• _Collected data_:
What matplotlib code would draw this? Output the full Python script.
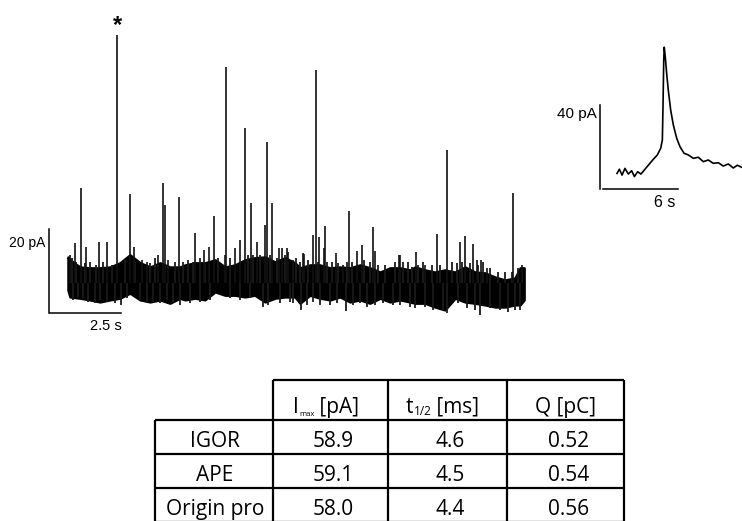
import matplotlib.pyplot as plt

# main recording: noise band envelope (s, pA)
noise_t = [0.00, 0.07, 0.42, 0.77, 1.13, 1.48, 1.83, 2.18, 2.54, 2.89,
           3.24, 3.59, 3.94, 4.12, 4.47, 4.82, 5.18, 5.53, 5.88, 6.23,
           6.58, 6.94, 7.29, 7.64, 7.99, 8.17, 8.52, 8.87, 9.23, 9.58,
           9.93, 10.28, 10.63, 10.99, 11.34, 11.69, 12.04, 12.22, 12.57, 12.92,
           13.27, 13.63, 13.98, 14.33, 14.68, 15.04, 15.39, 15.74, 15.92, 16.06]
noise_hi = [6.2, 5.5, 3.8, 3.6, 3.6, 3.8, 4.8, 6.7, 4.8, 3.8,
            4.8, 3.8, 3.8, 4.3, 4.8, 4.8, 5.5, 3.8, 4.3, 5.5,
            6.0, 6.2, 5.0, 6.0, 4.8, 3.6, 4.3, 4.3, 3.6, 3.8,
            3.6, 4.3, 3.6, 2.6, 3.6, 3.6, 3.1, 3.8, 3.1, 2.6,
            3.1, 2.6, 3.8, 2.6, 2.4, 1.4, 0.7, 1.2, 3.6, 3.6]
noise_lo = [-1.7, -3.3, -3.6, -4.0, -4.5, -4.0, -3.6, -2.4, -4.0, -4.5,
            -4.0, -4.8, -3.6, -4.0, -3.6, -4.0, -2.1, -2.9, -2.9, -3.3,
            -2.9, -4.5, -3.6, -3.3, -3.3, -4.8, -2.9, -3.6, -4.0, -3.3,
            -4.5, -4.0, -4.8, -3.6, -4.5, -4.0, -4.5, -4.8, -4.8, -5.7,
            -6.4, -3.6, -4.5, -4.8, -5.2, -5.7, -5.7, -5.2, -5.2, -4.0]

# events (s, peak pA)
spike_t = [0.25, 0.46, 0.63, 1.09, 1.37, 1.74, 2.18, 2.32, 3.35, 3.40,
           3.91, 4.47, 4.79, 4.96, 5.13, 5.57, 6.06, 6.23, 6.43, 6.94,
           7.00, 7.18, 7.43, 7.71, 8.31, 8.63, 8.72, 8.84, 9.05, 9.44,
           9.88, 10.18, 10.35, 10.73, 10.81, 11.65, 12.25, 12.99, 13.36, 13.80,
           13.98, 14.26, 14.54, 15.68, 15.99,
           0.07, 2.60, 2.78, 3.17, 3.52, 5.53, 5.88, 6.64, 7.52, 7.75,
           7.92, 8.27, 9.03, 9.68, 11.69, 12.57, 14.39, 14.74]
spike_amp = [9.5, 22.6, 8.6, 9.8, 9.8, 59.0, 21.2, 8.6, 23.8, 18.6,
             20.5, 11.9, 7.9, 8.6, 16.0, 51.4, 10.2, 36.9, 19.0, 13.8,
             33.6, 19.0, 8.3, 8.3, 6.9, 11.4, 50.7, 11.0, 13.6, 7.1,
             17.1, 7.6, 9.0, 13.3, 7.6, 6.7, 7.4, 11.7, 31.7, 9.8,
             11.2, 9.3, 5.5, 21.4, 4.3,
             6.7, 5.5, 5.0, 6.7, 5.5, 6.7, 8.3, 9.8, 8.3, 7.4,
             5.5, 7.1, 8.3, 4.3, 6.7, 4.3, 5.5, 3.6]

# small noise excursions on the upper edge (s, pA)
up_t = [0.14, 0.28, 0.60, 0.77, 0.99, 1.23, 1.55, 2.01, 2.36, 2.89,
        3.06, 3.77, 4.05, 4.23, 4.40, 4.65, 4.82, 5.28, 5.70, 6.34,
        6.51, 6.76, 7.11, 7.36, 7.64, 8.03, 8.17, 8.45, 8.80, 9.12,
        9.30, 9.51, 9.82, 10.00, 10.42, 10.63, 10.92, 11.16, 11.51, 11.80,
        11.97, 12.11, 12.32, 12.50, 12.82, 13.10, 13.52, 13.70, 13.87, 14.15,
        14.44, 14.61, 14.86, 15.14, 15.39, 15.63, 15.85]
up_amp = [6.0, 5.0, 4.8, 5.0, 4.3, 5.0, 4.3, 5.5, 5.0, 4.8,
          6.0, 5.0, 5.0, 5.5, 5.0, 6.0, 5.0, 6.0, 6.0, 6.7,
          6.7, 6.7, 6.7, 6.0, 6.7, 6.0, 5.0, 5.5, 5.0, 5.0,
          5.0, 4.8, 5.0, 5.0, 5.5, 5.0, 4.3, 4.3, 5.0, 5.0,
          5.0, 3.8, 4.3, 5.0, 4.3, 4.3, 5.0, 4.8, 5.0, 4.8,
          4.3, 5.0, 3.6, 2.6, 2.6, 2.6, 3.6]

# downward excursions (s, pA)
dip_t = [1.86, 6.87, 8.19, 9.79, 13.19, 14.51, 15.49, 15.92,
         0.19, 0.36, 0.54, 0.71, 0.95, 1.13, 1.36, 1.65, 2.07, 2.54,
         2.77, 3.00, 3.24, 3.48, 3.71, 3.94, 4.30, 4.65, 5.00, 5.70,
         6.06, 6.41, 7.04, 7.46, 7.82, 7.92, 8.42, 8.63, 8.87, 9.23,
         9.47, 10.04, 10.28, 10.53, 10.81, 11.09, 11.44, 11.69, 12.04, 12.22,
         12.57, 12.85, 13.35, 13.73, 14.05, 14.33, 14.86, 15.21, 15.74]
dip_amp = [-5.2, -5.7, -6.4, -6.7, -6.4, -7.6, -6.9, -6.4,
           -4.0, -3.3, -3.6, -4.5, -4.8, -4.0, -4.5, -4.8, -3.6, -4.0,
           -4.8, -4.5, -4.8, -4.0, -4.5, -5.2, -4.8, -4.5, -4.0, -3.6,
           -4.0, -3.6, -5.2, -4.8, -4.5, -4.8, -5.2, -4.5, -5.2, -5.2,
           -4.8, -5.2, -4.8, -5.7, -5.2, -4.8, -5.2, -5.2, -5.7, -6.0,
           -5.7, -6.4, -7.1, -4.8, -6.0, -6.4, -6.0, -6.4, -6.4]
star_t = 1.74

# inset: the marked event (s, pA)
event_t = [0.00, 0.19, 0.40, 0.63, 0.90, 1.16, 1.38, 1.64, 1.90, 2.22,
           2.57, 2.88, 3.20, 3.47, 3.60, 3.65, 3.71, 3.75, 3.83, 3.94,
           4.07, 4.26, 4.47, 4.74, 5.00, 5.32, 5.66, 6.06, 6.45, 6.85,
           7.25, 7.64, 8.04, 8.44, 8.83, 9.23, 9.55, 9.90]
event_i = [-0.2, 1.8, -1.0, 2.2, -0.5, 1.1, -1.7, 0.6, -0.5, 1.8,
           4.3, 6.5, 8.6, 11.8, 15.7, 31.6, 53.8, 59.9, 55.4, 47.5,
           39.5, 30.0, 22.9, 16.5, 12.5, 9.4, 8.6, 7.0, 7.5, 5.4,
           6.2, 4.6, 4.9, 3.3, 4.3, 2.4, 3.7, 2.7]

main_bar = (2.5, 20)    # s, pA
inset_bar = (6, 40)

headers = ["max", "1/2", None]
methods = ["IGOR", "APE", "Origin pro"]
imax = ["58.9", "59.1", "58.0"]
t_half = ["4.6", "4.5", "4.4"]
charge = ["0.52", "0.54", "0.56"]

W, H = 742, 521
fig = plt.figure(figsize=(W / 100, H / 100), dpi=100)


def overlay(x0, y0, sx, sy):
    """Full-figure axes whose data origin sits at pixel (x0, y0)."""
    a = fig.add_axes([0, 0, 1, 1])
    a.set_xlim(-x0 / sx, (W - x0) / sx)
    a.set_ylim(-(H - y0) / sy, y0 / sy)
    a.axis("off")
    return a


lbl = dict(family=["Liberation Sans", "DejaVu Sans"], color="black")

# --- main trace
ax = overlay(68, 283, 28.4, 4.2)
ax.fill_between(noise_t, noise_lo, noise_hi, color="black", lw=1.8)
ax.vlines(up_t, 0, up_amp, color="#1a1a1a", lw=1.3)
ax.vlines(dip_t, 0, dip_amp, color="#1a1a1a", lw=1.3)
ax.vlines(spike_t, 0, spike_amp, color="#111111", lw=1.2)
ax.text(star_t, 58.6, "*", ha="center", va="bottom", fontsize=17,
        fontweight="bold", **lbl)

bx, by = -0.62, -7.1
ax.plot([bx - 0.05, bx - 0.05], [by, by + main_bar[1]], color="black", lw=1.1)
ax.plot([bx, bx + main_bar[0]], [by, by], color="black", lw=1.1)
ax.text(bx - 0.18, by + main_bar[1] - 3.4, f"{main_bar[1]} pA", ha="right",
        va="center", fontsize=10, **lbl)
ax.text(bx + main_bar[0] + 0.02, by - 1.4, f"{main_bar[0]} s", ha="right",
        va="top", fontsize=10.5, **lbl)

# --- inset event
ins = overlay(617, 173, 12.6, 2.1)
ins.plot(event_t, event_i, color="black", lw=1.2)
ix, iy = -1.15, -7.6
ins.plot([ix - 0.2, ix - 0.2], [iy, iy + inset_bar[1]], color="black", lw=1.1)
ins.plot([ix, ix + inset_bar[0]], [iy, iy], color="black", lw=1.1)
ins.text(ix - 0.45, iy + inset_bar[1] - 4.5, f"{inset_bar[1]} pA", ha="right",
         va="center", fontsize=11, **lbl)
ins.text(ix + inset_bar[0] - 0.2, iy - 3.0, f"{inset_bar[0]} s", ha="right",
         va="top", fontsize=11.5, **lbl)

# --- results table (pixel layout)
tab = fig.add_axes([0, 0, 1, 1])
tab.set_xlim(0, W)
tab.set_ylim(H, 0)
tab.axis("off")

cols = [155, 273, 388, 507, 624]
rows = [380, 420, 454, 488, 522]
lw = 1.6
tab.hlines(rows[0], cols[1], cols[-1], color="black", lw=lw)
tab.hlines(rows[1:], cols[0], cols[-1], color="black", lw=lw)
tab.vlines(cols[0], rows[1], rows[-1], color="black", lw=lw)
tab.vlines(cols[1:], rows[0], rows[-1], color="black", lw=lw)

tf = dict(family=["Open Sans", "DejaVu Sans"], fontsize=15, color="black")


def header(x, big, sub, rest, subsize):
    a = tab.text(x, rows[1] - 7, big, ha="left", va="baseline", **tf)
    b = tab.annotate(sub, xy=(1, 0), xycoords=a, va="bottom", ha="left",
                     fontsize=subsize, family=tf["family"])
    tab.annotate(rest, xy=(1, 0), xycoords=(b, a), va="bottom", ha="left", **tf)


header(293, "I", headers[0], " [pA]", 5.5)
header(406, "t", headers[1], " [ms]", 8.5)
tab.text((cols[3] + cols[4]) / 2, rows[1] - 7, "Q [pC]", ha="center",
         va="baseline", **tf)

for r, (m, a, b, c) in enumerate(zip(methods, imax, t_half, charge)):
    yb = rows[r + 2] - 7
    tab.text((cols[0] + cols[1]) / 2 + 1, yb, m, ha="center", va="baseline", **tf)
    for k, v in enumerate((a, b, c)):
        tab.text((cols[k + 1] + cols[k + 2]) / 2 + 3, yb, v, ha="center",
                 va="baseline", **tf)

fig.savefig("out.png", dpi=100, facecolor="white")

• _What is asked_: Take the material above from its first line through the line holding "import matplotlib.pyplot as plt" and set it down exactly, without the pictures.

• _Solution to this problem_:
What matplotlib code would draw this? Output the full Python script.
import matplotlib.pyplot as plt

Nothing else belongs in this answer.